Stature internationale, Djibouti n’en est pas moins présent sur le plan régional. Qu’en est-il de l’Éthiopie ? Est-ce que quand l’Éthiopie va mal, Djibouti va mal aussi ?

Absolument. Nous l’avons remarqué lors du Covid mais aussi lors de la guerre du Tigré, nos deux économies ont atteint un point d’interdépendance tel qu’il est vraiment difficile d’envisager un développement de Djibouti sans une bonne santé de l’économie éthiopienne. Mais aujourd’hui, je pense que l’Éthiopie a plus besoin de Djibouti que l’inverse. C’est la raison pour laquelle Addis-Abeba est dans une recherche active d’alternatives.
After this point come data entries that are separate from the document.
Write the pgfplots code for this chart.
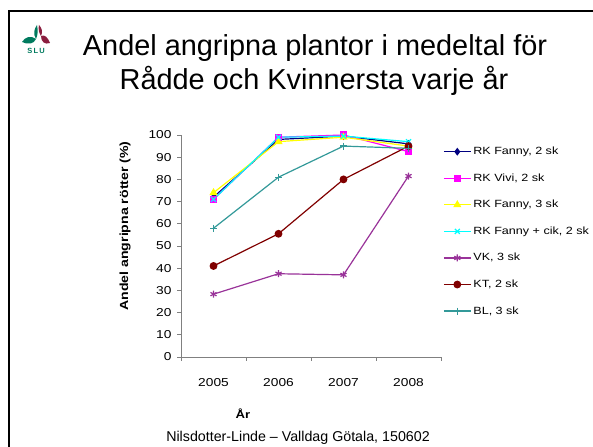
\documentclass[border=0pt]{standalone}
\usepackage{pgfplots}
\pgfplotsset{compat=1.18}
\usepackage{fontspec}
\setmainfont{Liberation Sans}
\newfontfamily\chartfont[FakeStretch=1.2]{Liberation Sans}
\definecolor{rkf2}{HTML}{000080}
\definecolor{rkv}{HTML}{FF00FF}
\definecolor{rkf3}{HTML}{FFFF00}
\definecolor{rkc}{HTML}{00FFFF}
\definecolor{vk}{HTML}{993399}
\definecolor{kt}{HTML}{800000}
\definecolor{bl}{HTML}{339999}
\definecolor{slugreen}{HTML}{007A5E}
\definecolor{slured}{HTML}{8B1E3F}
\definecolor{axcol}{HTML}{808080}
\begin{document}
\begin{tikzpicture}[x=1bp,y=1bp]
\path[use as bounding box] (0,0) rectangle (593,447);
% slide frame
\draw[line width=2.5bp] (9,0) -- (9,436) -- (593,436);
% logo
\fill[slugreen] (36,408) .. controls (31,412) and (25,410) .. (22,405) .. controls (28,402) and (34,403) .. cycle;
\fill[slured] (41,411) .. controls (45,413) and (48,409) .. (50,404) .. controls (45,402) and (41,405) .. cycle;
\fill[slugreen] (36,408) .. controls (33,413) and (34,418) .. (37,422) .. controls (38,417) and (38,412) .. cycle;
\fill[slured] (41,411) .. controls (43,415) and (42,419) .. (39,422) .. controls (38,418) and (39,414) .. cycle;
\node[font=\bfseries\fontsize{7.5}{8}\selectfont, text=slugreen] at (36,396) {S\,L\,U};
% title
\node[font=\fontsize{29}{34}\selectfont, align=center, anchor=base] at (315,391) {Andel angripna plantor i medeltal för};
\node[font=\fontsize{29}{34}\selectfont, align=center, anchor=base] at (314,357) {Rådde och Kvinnersta varje år};
% footer
\node[font=\fontsize{14.3}{16}\selectfont, anchor=base] at (298,5) {Nilsdotter-Linde – Valldag Götala, 150602};
% axis labels
\node[font=\bfseries\chartfont\fontsize{11.8}{13}\selectfont, rotate=90] at (125,221) {Andel angripna rötter (\%)};
\node[font=\bfseries\chartfont\fontsize{11}{12}\selectfont] at (243,33) {År};
\begin{axis}[
  at={(181bp,90bp)}, anchor=south west,
  scale only axis, width=260bp, height=222bp,
  xmin=-0.5, xmax=3.5, ymin=0, ymax=100,
  clip=false,
  axis x line*=bottom, axis y line*=left,
  axis line style={-, draw=axcol, line width=0.8bp},
  xtick={-0.5,0.5,1.5,2.5,3.5},
  x tick label as interval,
  xticklabels={2005,2006,2007,2008},
  ytick={0,10,...,100},
  tick align=outside, major tick length=4bp,
  tick style={draw=axcol, line width=0.8bp},
  ticklabel style={font=\chartfont\fontsize{11.5}{13}\selectfont},
  /pgf/number format/assume math mode=true,
  xticklabel style={yshift=-14bp},
  yticklabel style={xshift=-2bp},
  every axis plot/.append style={line width=1.2bp},
  legend cell align=left,
  legend style={draw=none, fill=none, at={(axis description cs:1.0077,0.955)}, anchor=north west,
    font=\chartfont\fontsize{10.5}{12}\selectfont, row sep=13.5bp, inner sep=0pt},
  legend image code/.code={\draw[mark repeat=2,mark phase=2] plot coordinates {(0bp,0bp) (13.5bp,0bp) (27bp,0bp)};},
]
\addplot[color=rkf2, mark=diamond*, mark size=3bp] coordinates {(0,72) (1,98) (2,99.5) (3,96)};
\addlegendentry{RK Fanny, 2 sk}
\addplot[color=rkv, mark=square*, mark size=3bp] coordinates {(0,71) (1,99) (2,100) (3,92.5)};
\addlegendentry{RK Vivi, 2 sk}
\addplot[color=rkf3, mark=triangle*, mark size=3.5bp] coordinates {(0,74) (1,97) (2,99) (3,95)};
\addlegendentry{RK Fanny, 3 sk}
\addplot[color=rkc, mark=x, mark size=3.5bp] coordinates {(0,71) (1,99) (2,99.5) (3,97)};
\addlegendentry{RK Fanny + cik, 2 sk}
\addplot[color=vk, mark=asterisk, mark size=3.5bp] coordinates {(0,28.3) (1,37.5) (2,37) (3,81.5)};
\addlegendentry{VK, 3 sk}
\addplot[color=kt, mark=*, mark size=3.3bp] coordinates {(0,41) (1,55.5) (2,80) (3,95)};
\addlegendentry{KT, 2 sk}
\addplot[color=bl, mark=+, mark size=3.5bp] coordinates {(0,58) (1,81) (2,95) (3,94)};
\addlegendentry{BL, 3 sk}
\end{axis}
\end{tikzpicture}
\end{document}
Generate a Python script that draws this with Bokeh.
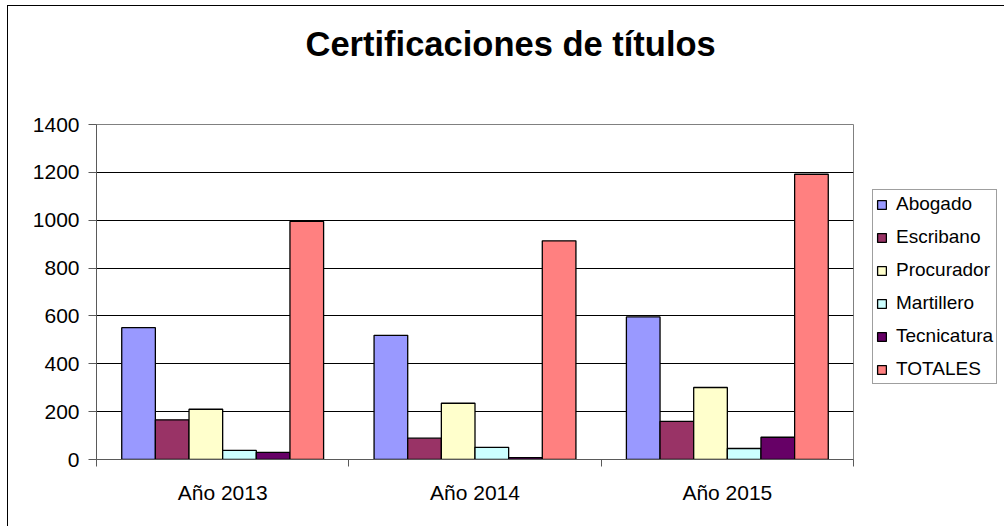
from bokeh.plotting import figure
from bokeh.models import (Range1d, LinearAxis, FixedTicker, Legend, LegendItem,
                          ColumnDataSource, Title)
from bokeh.transform import dodge
from bokeh.embed import file_html
from bokeh.resources import INLINE

years = ["Año 2013", "Año 2014", "Año 2015"]
series = ["Abogado", "Escribano", "Procurador", "Martillero", "Tecnicatura", "TOTALES"]
abogado = [551, 519, 596]
escribano = [166, 89, 159]
procurador = [210, 235, 301]
martillero = [38, 51, 46]
tecnicatura = [30, 8, 93]
totales = [995, 914, 1192]
colors = ["#9999FF", "#993366", "#FFFFCC", "#CCFFFF", "#660066", "#FF8080"]
y_ticks = [0, 200, 400, 600, 800, 1000, 1200, 1400]
title_text = "Certificaciones de títulos"

n = len(years)
centers = [i + 0.5 for i in range(n)]
bounds = [float(i) for i in range(n + 1)]

source = ColumnDataSource(dict(x=centers, Abogado=abogado, Escribano=escribano,
                               Procurador=procurador, Martillero=martillero,
                               Tecnicatura=tecnicatura, TOTALES=totales))

FONT = "Liberation Sans"

p = figure(x_range=Range1d(0, n), y_range=Range1d(0, 1400),
           frame_width=757, frame_height=335, min_border_left=96, min_border_right=151,
           min_border_top=124, min_border_bottom=67,
           x_axis_location=None, y_axis_location=None,
           title_location=None,
           output_backend="svg", toolbar_location=None,
           background_fill_color="white", border_fill_color=None,
           styles={"box-shadow": "inset 7px 5px 0 0 white, inset 8px 6px 0 0 black",
                   "background-color": "white"})

# spacer (nearest the frame), then the visible title above it
spacer = Title(text=" ", text_font_size="1px", standoff=59)
p.add_layout(spacer, "above")
main_title = Title(text=title_text, align="left", offset=209, standoff=0,
                   text_font=FONT, text_font_size="34.5px", text_font_style="bold",
                   text_color="black")
p.add_layout(main_title, "above")

p.outline_line_color = "#808080"
p.outline_line_width = 1
p.xgrid.visible = False
p.ygrid.grid_line_color = "black"
p.ygrid.grid_line_width = 1
p.ygrid.ticker = FixedTicker(ticks=y_ticks)

# y axis
yaxis = LinearAxis(ticker=FixedTicker(ticks=y_ticks), minor_tick_line_color=None,
                   major_tick_out=8, major_tick_in=0, major_label_standoff=9,
                   axis_line_color="#5a5a5a", major_tick_line_color="#5a5a5a",
                   major_label_text_font=FONT, major_label_text_font_size="21px",
                   major_label_text_color="black")
p.add_layout(yaxis, "left")

# separator tick axis (ticks between categories)
sep_axis = LinearAxis(ticker=FixedTicker(ticks=bounds),
                      major_label_overrides={b: "" for b in bounds},
                      major_label_text_font_size="1px", major_label_standoff=0,
                      minor_tick_line_color=None, major_tick_out=7, major_tick_in=0,
                      axis_line_color="#5a5a5a", major_tick_line_color="#5a5a5a")
p.add_layout(sep_axis, "below")

# category labels
cat_axis = LinearAxis(ticker=FixedTicker(ticks=centers),
                      major_label_overrides={c: y for c, y in zip(centers, years)},
                      major_tick_line_color=None, axis_line_color=None,
                      minor_tick_line_color=None,
                      major_tick_out=0, major_tick_in=0, major_label_standoff=14,
                      major_label_text_font=FONT, major_label_text_font_size="21px",
                      major_label_text_color="black")
p.add_layout(cat_axis, "below")

w = 1.0 / 7.5
items = []
for i, (name, col) in enumerate(zip(series, colors)):
    off = (i - 2.5) * w
    r = p.vbar(x=dodge("x", off), top=name, width=w, bottom=0,
               source=source, fill_color=col, line_color="black", line_width=1.3)
    items.append(LegendItem(label=name, renderers=[r]))

legend = Legend(items=items, location=(19, 75), margin=0, padding=3,
                spacing=11, label_height=21, glyph_width=11, glyph_height=11,
                label_standoff=9, label_text_font=FONT, label_text_font_size="19px",
                label_text_color="black", border_line_color="#404040",
                border_line_width=1, background_fill_color="white",
                background_fill_alpha=1.0)
p.add_layout(legend, "right")

open("out.html", "w").write(file_html(p, INLINE))
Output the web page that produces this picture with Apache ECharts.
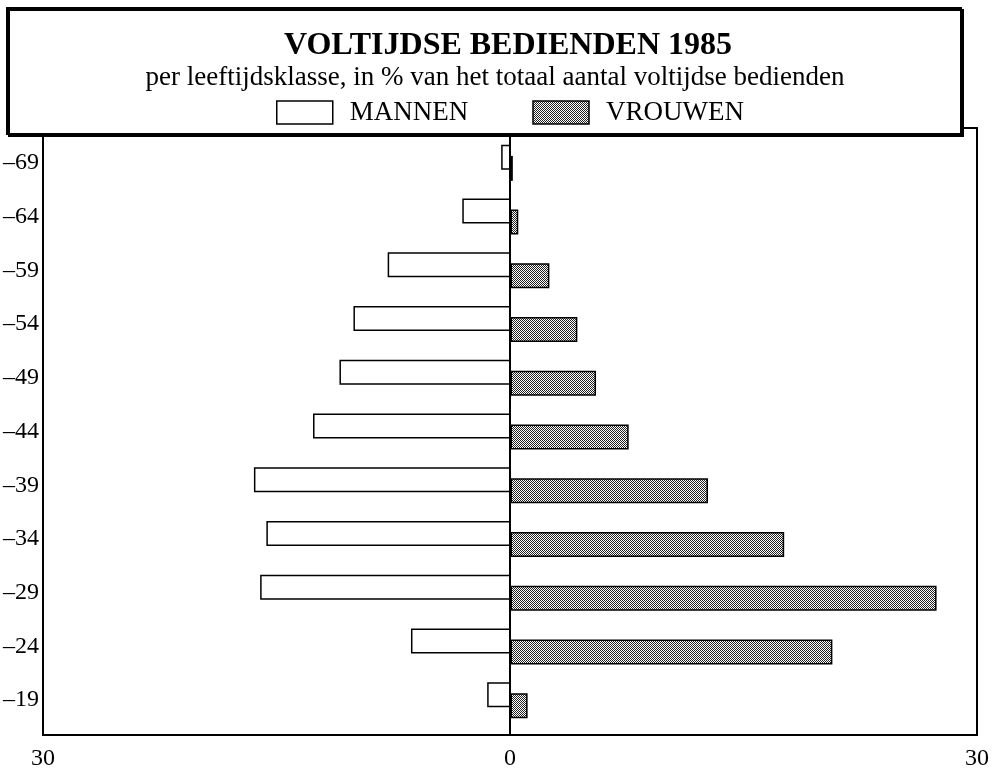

Dans le même temps, Djibouti cherche également à diversifier ses activités et ses clients, pour ne plus se concentrer sur le portuaire et le commerce avec l’Éthiopie. Si l’Éthiopie a la légitimité de chercher des alternatives dans les pays voisins pour l’acheminement de ses marchandises, Djibouti doit aussi diversifier sa clientèle et son économie pour ne plus dépendre des activités portuaires. Mais ce n’est pas pour demain. Nous sommes encore condamnés à collaborer. Certains responsables éthiopiens perdent patience, mais cela reste de l’ordre du discours. Et la réalité est tout autre.

L’IEPS, outil de réflexion et d’analyse

Fondé en décembre 2008, au lendemain de la guerre entre Djibouti et l’Érythrée, l’Institut d’études politiques et stratégiques (IEPS) du Centre d’études et de recherches de Djibouti vise à apporter des analyses indépendantes sur les enjeux politiques et géopolitiques contemporains. L’IEPS œuvre tant à l’amélioration de la compréhension de la gouvernance, de l’économie et de la société djiboutienne qu’à l’approfondissement de la connaissance de la corne d’Afrique et des enjeux géopolitiques qui touchent Djibouti. C’est aussi un espace ouvert de débats et de production de nouvelles idées.